French Navy officer (1773–1811)

Counter-Admiral Bernard Dubourdieu (28 April 1773 – 13 March 1811) was a French Navy officer who led a Franco-Italian fleet at the Battle of Lissa in 1811, during which he was killed in action.

==Life==
A native of Bayonne, Dubourdieu started sailing on a merchantman at 16, before joining the Navy in 1792. He quickly rose to ensign aboard the Entreprenant. He transferred to the frigate Topaze the next year in Latouche-Tréville's squadron.

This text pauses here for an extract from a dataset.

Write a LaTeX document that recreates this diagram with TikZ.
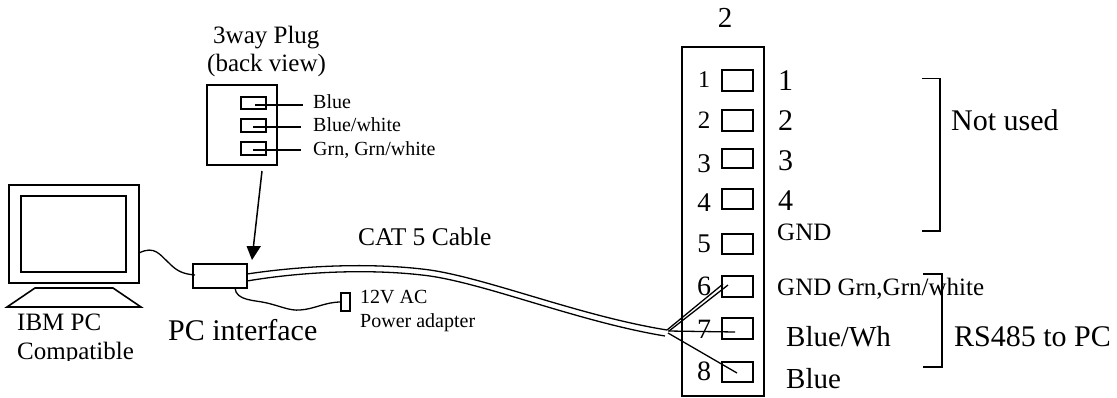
\documentclass[tikz,border=0pt]{standalone}
\usepackage{fontspec}
\setmainfont{Liberation Serif}
\tikzset{
 x=1pt,y=-1pt,
 lbl/.style={inner sep=0pt,anchor=base west},
 fs/.style={font=\fontsize{#1}{#1}\selectfont},
 ln/.style={draw=black,line width=1.6pt},
 boxn/.style={draw=black,line width=1.6pt,inner sep=0pt,outer sep=0pt,minimum width=#1},
 wire/.style={draw=black,line width=1.3pt},
 lead/.style={draw=black,line width=1.4pt},
}
\begin{document}
\begin{tikzpicture}
\useasboundingbox (0,0) rectangle (1117,397);
% PC
\node[boxn=130pt,minimum height=98pt] (mon) at (74,234) {};
\node[boxn=105pt,minimum height=76pt] (scr) at (73.5,234) {};
\draw[ln,line join=miter] (35,288) -- (113,288) -- (141,307) -- (7,307) -- cycle;
\node[lbl,fs=25] (ibm) at (17,330) {IBM PC};
\begin{scope}
\clip (0,335) rectangle (200,360);
\node[lbl,fs=25] (compat) at (17,359) {Compatible};
\end{scope}
% PC interface box
\node[boxn=54pt,minimum height=24pt] (pci) at (220,276) {};
\coordinate (pcout) at (mon.east |- 0,253);
\coordinate (pcin) at (195,275);
\coordinate (pwout) at (235,288);
\node[boxn=9pt,minimum height=18pt] (plug) at (345.5,302) {};
\draw[wire] (pcout) .. controls (155,245) and (160,255) .. (170,264) .. controls (177,271) and (183,274) .. (pcin);
\draw[wire] (pwout) .. controls (236,301) and (255,300) .. (267,303) .. controls (280,306) and (290,311) .. (300,310) .. controls (315,309) and (325,302) .. (plug.west);
\node[lbl,fs=30] (pcl) at (168,340) {PC interface};
\node[lbl,fs=20] (ac) at (360,303) {12V AC};
\node[lbl,fs=20] (pa) at (360,327) {Power adapter};
\node[lbl,fs=25.5] (cat) at (358,245) {CAT 5 Cable};
% 3way plug
\node[lbl,fs=25] (tw) at (213,43) {3way Plug};
\node[lbl,fs=25] (bv) at (207,71) {(back view)};
\node[boxn=70pt,minimum height=80pt] (pb) at (242,125) {};
\node[boxn=25pt,minimum height=12.5pt] (pa1) at (253.5,103) {};
\node[boxn=25pt,minimum height=13pt] (pa2) at (253.5,125.5) {};
\node[boxn=25pt,minimum height=13pt] (pa3) at (253.5,148.5) {};
\coordinate (l1) at (303,105); \coordinate (l2) at (301,127); \coordinate (l3) at (301,150);
\coordinate (s1) at (255,105); \coordinate (s2) at (253,127); \coordinate (s3) at (253,150);
\draw[lead] (s1) -- (l1);
\draw[lead] (s2) -- (l2);
\draw[lead] (s3) -- (l3);
\node[lbl,fs=20] (bl) at (313,108) {Blue};
\node[lbl,fs=20] (bw) at (313,131) {Blue/white};
\node[lbl,fs=20] (gg) at (313,155) {Grn, Grn/white};
% arrow
\coordinate (as) at (262,171);
\coordinate (ae) at (252,260);
\coordinate (am) at (253.5,246);
\draw[line width=1.5pt] (as) -- (am);
\fill (ae) -- (246.5,246) -- (261,246) -- cycle;
% cable
\coordinate (cu) at (667,330);
\coordinate (cl) at (665,336);
\draw[wire] (pci.east |- 0,274) .. controls (300,266) and (370,262) .. (430,270) .. controls (490,279) and (580,316) .. (cu);
\draw[wire] (pci.east |- 0,281) .. controls (300,272) and (370,268) .. (430,276) .. controls (490,285) and (580,322) .. (cl);
% panel
\node[lbl,fs=29,anchor=base] (top2) at (725,27) {2};
\node[boxn=82pt,minimum height=349pt] (pan) at (723,221.5) {};
\foreach \n/\a/\h/\d/\s in {1/80.5/21/87/24,2/120.5/21/128/25,3/158.5/19/172/27,4/199/20/211/27,5/244/20/252/27,6/286.5/21/295/28,7/328.5/21/338/28,8/372/20/380/28}{
  \node[boxn=31pt,minimum height=\h pt] (slot\n) at (737.5,\a) {};
  \node[lbl,fs=\s,anchor=base] (num\n) at (704,\d) {\n};
}
\foreach \n/\y in {1/90,2/130,3/170,4/210}
  \node[lbl,fs=30] (r\n) at (778,\y) {\n};
\node[lbl,fs=25] (gnd) at (777,240) {GND};
\node[lbl,fs=25] (gndg) at (777,295) {GND Grn,Grn/white};
\node[lbl,fs=29] (bwh) at (786,346) {Blue/Wh};
\node[lbl,fs=29] (blu) at (786,388) {Blue};
% wires into slots
\coordinate (w6a) at (723,284); \coordinate (w6b) at (728,285);
\coordinate (w7) at (735,332); \coordinate (w8) at (737,373);
\coordinate (j6b) at (669,331); \coordinate (j) at (668,331); \coordinate (j8) at (668,333);
\draw[wire] (cu) -- (w6a);
\draw[wire] (j6b) -- (w6b);
\draw[wire] (j) -- (w7);
\draw[wire] (j8) -- (w8);
% brackets
\draw[ln,line join=miter] (922,78.5) -- (940,78.5) -- (940,231) -- (922,231);
\node[lbl,fs=30] (nu) at (951,130) {Not used};
\draw[ln,line join=miter] (923,274) -- (942,274) -- (942,367) -- (923,367);
\node[lbl,fs=30] (rs) at (954,346) {RS485 to PC};
\end{tikzpicture}
\end{document}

Captured at Toulon by the British and transferred to Gibraltar, he escaped to Lorient. Promoted to enseigne de vaisseau, Dubourdieu sailed on the corvette Gaieté. Gaieté was captured and Dubourdieu was imprisoned again until 1799.

Captured a third time in Alexandria in 1800, he was exchanged and promoted to lieutenant de vaisseau. In 1805, he was made a capitaine de frégate. In 1807, he took command of the frigate Pénélope and captured thirteen British merchantmen. In the action of 27 February 1809, along with the frigate Pauline, he captured blockading Toulon.

On 23 October 1810, he raided Lissa and captured six ships in the harbour. He was then tasked to capture the island and establish a base there. Promoted to contre-amiral, Dubourdieu set sail with six frigates. In the ensuing Battle of Lissa, the French were routed and Dubourdieu was killed.